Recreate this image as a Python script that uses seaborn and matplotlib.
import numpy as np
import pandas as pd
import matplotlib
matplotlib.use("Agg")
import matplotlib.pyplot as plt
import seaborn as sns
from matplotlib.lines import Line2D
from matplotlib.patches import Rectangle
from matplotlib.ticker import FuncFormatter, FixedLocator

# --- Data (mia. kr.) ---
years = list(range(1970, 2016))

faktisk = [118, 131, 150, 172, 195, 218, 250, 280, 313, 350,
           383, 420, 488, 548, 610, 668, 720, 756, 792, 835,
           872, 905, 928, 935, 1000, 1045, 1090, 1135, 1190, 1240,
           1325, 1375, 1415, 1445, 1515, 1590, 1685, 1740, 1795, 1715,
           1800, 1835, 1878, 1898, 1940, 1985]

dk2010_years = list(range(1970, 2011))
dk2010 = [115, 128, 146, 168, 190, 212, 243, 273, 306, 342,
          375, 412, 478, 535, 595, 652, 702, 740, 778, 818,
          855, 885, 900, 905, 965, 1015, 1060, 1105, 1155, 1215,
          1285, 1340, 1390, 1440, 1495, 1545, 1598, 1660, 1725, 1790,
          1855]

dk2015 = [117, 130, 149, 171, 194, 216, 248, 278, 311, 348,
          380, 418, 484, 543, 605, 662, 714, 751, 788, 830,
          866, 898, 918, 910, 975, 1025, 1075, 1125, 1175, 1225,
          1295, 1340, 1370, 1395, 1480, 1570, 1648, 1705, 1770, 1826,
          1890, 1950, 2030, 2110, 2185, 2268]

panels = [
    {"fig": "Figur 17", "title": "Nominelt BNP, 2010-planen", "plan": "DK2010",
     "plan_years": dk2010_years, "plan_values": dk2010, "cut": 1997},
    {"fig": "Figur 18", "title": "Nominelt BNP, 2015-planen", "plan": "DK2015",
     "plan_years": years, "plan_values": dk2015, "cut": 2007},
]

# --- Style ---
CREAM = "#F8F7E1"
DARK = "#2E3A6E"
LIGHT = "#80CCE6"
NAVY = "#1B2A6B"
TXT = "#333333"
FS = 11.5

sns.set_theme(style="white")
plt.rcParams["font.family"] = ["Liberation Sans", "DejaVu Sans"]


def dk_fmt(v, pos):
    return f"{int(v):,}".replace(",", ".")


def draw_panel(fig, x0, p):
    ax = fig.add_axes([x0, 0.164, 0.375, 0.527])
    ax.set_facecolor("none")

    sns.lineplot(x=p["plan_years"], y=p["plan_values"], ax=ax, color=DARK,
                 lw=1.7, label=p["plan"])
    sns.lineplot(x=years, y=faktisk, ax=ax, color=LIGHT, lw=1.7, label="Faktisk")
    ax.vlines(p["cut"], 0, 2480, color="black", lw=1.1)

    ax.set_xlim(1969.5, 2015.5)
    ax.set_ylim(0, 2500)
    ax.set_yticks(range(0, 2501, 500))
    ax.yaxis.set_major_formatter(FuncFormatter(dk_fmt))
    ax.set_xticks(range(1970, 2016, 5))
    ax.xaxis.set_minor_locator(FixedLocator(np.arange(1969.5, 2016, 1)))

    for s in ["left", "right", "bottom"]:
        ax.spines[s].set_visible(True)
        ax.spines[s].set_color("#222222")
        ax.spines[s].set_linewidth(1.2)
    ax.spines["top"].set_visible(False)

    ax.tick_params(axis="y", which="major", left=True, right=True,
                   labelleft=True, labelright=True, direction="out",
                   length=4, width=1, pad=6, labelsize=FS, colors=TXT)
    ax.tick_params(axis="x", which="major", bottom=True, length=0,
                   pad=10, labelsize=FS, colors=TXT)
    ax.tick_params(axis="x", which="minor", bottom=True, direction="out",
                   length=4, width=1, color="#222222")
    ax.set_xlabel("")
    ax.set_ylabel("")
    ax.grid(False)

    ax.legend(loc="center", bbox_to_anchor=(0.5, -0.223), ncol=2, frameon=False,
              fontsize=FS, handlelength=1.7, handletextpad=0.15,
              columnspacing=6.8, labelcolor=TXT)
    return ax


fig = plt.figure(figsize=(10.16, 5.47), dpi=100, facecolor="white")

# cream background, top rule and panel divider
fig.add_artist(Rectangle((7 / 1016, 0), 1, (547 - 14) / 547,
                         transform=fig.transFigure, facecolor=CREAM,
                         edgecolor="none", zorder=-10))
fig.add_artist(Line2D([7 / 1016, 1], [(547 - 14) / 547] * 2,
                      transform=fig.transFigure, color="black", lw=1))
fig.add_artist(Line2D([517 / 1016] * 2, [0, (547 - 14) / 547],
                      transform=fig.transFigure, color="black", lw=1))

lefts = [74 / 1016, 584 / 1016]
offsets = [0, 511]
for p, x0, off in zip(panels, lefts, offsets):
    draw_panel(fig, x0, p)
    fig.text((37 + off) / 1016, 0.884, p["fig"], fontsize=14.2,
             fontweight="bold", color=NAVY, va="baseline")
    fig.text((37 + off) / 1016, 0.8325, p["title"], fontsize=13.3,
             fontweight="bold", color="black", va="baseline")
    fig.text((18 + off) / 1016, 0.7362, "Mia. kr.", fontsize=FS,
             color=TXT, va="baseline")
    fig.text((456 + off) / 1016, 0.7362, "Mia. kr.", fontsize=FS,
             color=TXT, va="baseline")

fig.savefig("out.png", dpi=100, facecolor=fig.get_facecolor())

...

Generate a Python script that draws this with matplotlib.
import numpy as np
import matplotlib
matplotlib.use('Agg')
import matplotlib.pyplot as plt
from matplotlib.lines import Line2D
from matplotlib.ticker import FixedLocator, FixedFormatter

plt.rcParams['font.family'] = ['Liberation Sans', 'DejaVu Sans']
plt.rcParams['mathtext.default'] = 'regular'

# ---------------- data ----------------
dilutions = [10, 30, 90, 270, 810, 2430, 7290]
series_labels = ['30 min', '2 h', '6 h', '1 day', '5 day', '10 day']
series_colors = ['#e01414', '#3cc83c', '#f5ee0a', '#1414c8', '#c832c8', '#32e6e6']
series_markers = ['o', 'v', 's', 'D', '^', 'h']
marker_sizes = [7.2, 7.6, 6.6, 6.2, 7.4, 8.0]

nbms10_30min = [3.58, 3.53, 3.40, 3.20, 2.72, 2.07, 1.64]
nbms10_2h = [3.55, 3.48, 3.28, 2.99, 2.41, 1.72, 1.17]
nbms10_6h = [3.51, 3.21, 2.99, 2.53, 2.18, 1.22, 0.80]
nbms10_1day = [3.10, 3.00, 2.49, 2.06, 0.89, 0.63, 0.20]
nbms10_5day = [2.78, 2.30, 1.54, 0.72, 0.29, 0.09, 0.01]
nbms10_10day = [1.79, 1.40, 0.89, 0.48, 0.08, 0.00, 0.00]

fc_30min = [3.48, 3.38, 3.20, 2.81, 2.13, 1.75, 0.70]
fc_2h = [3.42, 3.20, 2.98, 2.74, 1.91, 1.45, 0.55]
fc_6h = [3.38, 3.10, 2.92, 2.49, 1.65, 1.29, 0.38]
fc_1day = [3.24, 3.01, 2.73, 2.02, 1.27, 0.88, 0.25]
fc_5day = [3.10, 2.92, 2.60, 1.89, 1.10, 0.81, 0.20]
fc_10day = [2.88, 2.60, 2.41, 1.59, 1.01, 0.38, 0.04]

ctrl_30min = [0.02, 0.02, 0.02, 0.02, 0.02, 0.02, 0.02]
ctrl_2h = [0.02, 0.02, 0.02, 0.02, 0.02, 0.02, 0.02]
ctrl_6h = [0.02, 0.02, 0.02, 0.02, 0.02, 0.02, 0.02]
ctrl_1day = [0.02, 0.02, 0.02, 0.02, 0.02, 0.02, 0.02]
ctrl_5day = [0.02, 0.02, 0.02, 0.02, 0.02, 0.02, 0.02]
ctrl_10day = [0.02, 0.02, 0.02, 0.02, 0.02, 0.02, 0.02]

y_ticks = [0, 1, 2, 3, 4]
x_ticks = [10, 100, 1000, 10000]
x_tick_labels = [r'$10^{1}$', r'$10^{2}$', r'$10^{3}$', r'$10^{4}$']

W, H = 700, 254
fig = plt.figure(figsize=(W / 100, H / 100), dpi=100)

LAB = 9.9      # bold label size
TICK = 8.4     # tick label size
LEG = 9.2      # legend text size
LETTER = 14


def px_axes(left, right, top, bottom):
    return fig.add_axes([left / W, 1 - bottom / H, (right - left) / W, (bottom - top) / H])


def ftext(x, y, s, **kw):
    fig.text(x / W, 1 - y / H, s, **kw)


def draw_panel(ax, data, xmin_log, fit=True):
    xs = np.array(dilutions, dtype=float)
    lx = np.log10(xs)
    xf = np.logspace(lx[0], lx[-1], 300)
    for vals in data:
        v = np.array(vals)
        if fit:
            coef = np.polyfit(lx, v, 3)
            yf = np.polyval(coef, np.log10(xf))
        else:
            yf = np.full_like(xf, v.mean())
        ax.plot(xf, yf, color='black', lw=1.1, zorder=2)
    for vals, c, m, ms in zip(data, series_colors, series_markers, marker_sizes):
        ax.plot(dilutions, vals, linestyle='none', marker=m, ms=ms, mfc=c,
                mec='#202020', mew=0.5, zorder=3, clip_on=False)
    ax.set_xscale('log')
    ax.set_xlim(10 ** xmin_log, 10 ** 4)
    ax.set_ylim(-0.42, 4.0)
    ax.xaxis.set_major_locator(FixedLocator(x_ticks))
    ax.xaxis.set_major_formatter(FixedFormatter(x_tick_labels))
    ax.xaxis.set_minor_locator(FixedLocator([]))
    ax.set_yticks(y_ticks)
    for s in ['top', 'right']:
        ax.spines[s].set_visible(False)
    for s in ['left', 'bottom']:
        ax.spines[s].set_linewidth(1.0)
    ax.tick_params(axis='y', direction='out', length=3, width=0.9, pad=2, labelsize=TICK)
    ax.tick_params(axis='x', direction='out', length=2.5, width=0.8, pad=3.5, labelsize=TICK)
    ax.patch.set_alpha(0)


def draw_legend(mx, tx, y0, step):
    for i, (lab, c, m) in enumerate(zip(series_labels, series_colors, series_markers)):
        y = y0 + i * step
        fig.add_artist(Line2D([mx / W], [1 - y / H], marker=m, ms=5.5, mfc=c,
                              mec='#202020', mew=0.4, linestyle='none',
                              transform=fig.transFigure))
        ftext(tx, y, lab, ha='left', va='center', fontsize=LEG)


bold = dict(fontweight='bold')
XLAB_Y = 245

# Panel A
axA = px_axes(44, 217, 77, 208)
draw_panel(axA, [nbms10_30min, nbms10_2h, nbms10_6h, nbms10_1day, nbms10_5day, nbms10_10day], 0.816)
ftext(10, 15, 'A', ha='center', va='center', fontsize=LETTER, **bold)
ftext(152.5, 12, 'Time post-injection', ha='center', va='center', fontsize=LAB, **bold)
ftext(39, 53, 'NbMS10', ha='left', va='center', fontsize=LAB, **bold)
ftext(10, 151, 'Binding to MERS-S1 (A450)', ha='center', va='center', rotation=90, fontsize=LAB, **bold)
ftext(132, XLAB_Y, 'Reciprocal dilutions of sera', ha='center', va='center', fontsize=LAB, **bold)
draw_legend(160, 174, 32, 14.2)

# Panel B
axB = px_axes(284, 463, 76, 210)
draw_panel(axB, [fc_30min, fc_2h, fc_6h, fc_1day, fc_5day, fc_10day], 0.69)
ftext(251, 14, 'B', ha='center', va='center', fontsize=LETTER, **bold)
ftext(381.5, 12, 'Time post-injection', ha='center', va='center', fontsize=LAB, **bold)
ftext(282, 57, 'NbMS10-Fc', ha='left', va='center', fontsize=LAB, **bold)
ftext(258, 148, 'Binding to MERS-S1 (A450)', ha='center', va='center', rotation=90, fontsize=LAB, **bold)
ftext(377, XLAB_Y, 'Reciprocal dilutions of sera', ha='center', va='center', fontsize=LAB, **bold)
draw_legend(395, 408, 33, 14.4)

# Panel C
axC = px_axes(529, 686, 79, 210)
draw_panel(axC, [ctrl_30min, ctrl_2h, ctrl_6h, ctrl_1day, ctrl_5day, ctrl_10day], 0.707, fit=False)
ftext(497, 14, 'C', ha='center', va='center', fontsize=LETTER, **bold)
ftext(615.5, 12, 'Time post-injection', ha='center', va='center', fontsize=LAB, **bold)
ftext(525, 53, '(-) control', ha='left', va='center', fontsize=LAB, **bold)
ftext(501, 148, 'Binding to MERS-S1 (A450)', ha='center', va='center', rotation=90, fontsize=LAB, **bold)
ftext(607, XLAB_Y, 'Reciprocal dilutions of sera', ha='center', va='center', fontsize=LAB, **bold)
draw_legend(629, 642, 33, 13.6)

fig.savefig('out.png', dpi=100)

==

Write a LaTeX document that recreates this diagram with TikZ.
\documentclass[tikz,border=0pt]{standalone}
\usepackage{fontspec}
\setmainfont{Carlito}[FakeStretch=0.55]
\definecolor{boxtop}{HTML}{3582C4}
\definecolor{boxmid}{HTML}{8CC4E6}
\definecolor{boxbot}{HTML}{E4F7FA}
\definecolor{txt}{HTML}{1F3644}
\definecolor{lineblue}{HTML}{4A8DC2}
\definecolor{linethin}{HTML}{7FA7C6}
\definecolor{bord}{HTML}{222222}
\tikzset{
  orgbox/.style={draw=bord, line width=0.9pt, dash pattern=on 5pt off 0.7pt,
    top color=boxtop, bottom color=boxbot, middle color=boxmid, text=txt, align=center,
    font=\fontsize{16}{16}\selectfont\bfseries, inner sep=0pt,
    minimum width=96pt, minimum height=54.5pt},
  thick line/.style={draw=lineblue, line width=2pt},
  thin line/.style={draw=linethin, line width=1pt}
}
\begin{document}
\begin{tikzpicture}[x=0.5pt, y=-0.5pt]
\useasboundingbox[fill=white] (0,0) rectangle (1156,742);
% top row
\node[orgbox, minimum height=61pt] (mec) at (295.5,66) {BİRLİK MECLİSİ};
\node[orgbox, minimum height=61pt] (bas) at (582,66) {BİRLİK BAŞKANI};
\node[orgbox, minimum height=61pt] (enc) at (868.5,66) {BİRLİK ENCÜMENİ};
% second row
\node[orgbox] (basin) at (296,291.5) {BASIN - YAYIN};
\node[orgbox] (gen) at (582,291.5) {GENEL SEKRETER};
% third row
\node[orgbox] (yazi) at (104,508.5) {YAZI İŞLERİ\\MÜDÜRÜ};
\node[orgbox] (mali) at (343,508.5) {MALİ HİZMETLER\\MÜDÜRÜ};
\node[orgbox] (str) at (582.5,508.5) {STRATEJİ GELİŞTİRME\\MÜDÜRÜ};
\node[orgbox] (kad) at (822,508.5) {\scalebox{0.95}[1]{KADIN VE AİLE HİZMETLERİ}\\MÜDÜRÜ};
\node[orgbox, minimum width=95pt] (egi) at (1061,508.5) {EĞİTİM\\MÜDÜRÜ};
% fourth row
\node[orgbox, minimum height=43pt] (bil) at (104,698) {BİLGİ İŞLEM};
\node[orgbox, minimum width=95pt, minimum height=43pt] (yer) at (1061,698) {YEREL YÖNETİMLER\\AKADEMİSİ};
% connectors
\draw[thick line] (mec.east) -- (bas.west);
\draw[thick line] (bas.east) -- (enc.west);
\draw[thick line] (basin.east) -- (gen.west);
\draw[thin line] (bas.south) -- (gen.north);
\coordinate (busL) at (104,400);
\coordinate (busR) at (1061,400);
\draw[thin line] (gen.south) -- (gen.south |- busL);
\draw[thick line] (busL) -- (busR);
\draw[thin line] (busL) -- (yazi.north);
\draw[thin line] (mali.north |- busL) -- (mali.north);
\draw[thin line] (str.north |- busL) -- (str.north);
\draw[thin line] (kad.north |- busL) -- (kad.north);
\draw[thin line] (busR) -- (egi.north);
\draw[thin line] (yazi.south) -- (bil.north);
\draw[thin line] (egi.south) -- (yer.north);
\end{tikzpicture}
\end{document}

| JOB |
Nothing but the lines from the one with "Generate a Python" through the one with "from matplotlib.ticker import FixedLocator, FixedFormatter" should be retyped; include both and keep them exact.

| RIGHT ANSWER |
Generate a Python script that draws this with matplotlib.
import numpy as np
import matplotlib
matplotlib.use('Agg')
import matplotlib.pyplot as plt
from matplotlib.lines import Line2D
from matplotlib.ticker import FixedLocator, FixedFormatter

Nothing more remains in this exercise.